What the Lower East Side store seemed to lack in its first week of business, however, were the throngs of customers that the chain's locations in Chelsea, Columbus Circle and Union Square attract on a daily basis.
The company declined to comment to SN on the location, which at 71,000 square feet is Manhattan's largest supermarket. Observations by SN and conversations with shoppers indicate that the store is not yet drawing the crowds that the other Manhattan stores have become famous for in New York.
“The volume might be kind of light, but I think it does take some time to get some word of mouth,” said Greg Badishkanian, an analyst with Citigroup Smith Barney, New York. “I think it's a great store.”
He suggested that the location could help ease some of the pressures from overcrowding at the nearest Whole Foods store in Union Square, which opened about a mile away in 2005. At that store, customers have been known to abandon full shopping carts on the sales floor because the lines at the registers were too long.
“Union Square, I think, has hit capacity,” Badishkanian said. “This should help with some of the issues they have had there.”
One site-selection consultant suggested the newest store may also have more favorable terms on its lease because of its relatively remote location.
“If it's not as expensive to be there, it can still work out,” said Matthew Casey of Matthew P. Casey & Associates, Clark, N.J., adding that the increased density in Manhattan also improves the company's overall operating costs for the area for such expenses as delivery and advertising.
The store is located in an apartment building in an up-and-coming neighborhood undergoing a commercial and residential renaissance, and is close to both the high-income loft dwellers of SoHo and the lower-income residents of Alphabet City.
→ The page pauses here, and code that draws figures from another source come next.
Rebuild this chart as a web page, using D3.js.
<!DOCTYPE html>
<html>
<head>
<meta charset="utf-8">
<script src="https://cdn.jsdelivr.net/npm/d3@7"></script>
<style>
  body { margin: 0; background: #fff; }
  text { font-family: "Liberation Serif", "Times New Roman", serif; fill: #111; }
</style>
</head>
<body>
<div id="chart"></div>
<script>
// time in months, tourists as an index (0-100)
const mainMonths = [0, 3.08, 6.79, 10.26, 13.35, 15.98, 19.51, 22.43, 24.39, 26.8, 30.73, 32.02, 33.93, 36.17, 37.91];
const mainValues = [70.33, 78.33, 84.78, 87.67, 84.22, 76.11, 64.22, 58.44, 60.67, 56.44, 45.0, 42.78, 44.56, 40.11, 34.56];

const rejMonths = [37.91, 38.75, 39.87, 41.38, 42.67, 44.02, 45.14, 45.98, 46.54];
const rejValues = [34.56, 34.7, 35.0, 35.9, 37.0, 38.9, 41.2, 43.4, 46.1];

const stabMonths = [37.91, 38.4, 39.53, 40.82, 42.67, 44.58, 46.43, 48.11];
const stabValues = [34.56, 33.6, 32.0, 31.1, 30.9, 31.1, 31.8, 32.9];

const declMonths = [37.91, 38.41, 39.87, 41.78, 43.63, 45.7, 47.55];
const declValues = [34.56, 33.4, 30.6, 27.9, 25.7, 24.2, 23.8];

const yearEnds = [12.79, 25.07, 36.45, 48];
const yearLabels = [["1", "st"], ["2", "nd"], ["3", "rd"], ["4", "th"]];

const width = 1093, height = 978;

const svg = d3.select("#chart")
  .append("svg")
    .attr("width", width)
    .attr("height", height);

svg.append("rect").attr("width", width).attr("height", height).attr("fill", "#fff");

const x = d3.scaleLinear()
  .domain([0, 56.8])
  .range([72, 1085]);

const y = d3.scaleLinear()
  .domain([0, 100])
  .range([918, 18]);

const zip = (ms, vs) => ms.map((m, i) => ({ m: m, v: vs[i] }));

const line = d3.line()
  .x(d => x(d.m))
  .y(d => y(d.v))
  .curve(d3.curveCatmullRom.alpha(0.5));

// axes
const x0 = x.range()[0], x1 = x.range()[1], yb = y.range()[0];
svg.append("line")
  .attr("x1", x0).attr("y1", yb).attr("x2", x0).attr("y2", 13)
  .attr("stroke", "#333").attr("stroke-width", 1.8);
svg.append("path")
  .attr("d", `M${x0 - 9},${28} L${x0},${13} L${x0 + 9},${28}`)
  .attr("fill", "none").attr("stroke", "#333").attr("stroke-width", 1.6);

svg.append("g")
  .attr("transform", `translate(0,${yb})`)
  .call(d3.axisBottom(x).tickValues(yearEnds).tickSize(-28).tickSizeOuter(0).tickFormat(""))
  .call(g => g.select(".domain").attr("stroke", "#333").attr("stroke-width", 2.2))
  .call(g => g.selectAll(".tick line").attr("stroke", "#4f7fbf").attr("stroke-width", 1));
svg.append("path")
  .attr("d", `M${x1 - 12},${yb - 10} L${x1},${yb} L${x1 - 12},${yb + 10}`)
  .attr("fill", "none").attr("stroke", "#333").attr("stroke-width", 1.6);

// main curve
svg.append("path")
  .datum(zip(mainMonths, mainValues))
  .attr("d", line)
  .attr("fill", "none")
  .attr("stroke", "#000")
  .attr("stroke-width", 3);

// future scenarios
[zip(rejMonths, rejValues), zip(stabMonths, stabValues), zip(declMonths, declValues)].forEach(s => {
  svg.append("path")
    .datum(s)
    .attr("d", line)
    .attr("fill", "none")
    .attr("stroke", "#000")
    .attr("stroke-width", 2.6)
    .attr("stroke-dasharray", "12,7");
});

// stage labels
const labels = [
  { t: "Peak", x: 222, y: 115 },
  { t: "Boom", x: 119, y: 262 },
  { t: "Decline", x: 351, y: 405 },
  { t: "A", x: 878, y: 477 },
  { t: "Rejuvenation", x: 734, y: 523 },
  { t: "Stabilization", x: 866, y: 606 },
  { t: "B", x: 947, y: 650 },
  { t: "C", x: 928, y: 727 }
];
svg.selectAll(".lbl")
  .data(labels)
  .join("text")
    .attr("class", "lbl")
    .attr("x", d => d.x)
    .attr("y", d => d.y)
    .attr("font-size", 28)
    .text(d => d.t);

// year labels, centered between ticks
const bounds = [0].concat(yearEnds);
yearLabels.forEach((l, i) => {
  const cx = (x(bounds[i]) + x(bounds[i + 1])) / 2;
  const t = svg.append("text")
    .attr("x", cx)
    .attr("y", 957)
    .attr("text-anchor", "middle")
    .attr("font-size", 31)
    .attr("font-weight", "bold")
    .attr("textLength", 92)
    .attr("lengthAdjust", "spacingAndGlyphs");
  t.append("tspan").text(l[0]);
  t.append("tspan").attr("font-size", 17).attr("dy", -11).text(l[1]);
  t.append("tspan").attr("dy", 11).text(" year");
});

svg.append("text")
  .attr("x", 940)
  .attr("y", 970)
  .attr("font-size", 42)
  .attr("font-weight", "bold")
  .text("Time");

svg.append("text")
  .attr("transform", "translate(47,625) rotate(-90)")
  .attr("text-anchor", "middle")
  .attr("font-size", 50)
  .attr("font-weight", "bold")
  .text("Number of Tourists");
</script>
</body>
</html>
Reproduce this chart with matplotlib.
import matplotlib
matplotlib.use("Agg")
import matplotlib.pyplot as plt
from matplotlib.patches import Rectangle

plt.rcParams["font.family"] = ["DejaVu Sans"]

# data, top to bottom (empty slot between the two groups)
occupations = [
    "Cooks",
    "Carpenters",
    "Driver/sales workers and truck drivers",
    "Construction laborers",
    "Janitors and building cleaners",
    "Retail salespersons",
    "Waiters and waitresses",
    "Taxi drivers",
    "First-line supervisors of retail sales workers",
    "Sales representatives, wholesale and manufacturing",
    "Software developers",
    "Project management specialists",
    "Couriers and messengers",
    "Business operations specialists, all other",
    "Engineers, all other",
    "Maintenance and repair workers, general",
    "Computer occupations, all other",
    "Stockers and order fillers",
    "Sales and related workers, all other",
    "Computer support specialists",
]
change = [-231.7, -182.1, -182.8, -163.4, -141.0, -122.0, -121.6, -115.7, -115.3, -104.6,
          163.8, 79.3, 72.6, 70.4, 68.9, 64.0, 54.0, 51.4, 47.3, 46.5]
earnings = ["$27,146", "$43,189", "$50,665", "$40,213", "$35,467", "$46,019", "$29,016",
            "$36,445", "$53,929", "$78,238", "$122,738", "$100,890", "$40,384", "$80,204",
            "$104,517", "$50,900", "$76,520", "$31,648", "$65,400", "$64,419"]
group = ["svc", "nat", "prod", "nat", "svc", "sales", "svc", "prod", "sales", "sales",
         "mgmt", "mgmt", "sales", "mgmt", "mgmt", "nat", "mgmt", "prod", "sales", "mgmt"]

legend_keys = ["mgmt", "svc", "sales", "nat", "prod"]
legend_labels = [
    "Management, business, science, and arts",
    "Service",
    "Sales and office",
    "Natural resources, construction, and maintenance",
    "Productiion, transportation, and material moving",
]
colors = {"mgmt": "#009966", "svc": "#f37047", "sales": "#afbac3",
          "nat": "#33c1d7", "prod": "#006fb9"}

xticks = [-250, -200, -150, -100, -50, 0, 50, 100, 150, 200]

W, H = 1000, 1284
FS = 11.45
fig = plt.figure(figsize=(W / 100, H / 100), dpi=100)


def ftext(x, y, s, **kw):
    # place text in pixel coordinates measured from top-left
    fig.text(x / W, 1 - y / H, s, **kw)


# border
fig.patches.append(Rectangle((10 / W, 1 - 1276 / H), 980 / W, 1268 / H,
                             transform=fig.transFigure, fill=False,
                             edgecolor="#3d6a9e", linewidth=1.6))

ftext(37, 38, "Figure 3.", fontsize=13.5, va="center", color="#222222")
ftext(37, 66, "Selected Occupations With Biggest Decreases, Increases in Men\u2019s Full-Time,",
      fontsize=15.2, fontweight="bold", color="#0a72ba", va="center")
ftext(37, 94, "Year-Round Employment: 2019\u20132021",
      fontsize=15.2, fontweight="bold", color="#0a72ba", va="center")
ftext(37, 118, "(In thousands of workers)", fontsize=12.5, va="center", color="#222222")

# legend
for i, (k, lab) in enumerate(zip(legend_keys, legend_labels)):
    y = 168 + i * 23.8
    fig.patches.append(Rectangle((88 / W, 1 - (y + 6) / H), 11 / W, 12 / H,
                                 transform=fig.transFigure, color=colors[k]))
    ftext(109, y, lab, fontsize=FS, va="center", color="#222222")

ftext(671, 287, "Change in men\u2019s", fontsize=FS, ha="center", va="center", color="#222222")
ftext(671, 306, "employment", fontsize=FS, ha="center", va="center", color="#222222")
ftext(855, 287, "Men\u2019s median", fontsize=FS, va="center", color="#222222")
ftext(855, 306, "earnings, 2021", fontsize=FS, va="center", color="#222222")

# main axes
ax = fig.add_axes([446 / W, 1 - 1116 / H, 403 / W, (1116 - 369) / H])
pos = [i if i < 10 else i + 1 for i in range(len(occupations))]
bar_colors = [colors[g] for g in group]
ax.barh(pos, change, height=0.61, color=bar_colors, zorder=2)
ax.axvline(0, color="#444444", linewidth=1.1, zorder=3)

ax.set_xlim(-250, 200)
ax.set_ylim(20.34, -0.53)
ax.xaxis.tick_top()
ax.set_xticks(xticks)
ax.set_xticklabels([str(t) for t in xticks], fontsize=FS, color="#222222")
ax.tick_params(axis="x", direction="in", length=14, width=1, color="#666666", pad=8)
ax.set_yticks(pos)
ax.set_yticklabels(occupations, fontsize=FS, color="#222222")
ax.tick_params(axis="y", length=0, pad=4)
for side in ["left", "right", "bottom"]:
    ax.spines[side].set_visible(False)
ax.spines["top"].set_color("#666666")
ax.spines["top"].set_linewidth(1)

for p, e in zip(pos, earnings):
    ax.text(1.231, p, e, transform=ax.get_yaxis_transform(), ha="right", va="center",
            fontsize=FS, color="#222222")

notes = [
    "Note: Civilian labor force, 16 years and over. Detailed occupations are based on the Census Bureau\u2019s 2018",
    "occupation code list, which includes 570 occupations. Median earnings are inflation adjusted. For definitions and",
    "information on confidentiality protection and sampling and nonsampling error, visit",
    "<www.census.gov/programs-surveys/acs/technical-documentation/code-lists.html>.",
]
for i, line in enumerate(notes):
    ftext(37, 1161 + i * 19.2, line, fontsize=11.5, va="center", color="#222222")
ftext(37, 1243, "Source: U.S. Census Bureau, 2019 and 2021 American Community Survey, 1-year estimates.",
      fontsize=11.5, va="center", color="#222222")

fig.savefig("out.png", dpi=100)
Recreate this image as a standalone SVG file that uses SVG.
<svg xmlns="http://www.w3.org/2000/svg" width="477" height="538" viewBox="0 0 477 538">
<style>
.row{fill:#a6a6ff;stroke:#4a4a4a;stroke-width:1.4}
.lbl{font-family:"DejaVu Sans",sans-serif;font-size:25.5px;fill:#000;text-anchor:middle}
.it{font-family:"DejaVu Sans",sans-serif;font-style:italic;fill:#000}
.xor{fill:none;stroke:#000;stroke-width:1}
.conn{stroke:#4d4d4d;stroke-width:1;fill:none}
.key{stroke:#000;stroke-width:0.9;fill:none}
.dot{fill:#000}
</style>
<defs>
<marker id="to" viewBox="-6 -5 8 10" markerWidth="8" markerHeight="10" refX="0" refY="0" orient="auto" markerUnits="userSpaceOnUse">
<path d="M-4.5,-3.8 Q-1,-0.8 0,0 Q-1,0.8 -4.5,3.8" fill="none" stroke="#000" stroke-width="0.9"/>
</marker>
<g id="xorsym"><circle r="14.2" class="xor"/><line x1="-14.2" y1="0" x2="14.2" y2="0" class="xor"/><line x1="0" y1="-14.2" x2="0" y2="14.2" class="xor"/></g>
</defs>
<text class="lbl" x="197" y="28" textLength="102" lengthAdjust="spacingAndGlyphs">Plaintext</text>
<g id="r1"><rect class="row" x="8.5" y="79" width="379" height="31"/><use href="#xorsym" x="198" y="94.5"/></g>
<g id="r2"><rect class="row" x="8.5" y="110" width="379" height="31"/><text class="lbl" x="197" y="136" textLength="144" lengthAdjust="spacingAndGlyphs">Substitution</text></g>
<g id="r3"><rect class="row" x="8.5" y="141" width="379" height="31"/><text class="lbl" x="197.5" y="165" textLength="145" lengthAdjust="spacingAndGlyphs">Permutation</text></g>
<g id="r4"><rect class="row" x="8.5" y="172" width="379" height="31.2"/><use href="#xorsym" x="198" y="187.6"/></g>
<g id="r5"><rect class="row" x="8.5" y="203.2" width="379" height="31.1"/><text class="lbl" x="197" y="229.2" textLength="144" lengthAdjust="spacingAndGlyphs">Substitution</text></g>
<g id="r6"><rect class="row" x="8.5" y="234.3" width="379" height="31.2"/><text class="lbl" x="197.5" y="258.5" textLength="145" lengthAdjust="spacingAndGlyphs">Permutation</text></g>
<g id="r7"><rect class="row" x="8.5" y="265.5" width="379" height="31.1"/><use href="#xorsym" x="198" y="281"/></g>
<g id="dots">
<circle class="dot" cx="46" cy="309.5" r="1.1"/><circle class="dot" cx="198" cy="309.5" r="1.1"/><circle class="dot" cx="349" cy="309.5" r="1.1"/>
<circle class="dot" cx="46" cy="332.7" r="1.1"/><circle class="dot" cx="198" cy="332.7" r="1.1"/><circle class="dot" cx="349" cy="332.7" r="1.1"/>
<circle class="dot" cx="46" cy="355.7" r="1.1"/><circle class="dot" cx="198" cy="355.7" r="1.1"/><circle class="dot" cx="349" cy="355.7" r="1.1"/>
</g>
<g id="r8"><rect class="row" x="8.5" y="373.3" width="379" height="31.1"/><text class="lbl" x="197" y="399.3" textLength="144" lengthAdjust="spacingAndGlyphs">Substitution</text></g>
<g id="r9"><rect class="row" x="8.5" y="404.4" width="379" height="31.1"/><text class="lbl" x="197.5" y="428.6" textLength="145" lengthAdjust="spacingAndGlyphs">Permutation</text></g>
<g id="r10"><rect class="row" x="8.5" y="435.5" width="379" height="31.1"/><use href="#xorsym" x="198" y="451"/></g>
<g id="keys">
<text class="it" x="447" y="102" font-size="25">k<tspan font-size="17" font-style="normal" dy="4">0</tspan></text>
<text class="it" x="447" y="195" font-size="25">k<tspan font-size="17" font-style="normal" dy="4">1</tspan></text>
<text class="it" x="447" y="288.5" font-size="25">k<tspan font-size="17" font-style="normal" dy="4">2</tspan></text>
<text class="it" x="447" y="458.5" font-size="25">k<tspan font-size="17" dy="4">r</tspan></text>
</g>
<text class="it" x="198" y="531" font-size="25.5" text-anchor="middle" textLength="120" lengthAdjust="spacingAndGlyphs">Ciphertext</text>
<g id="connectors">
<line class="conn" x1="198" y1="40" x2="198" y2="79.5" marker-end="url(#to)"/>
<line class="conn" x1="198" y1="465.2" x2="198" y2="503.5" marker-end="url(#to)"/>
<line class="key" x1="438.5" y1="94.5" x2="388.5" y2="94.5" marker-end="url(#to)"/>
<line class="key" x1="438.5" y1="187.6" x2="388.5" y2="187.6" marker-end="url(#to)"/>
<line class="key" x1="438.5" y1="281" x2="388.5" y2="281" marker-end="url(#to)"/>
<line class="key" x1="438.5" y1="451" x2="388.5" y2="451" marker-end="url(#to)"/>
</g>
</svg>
Unlike the Union Square and Columbus Circle Whole Foods locations, however, the newest Manhattan store is not located near a major transit hub. That may change over the coming years, however, as the city proceeds with plans to build a new subway line under Manhattan's Second Avenue, which could place a stop half a block from the store.
The two-level Whole Foods has what amounts to a traditional supermarket on the ground floor, while the second floor is divided into a series of departments connected by a bridge that spans the middle of the space and allows views of the activity below. The upstairs sections include an Italian restaurant; a small clothing department featuring hemp T-shirts and other casual wear; a lifestyle department offering yoga mats, relaxation CDs and related items; an HBC section; and a demonstration kitchen for cooking classes.
Other features on the ground floor include a European-style fromagerie, where exclusive, aged cheeses can be cut to order; several salad bars for desserts and hot and cold foods; a gelato station; a sandwich shop; a pizza oven; and a selection of locally made pickles. Customers enter through the produce department, and can either proceed to the right through fish and meat departments, or stay to the left and pass the floral and dry grocery areas before the prepared-foods offerings and bakery.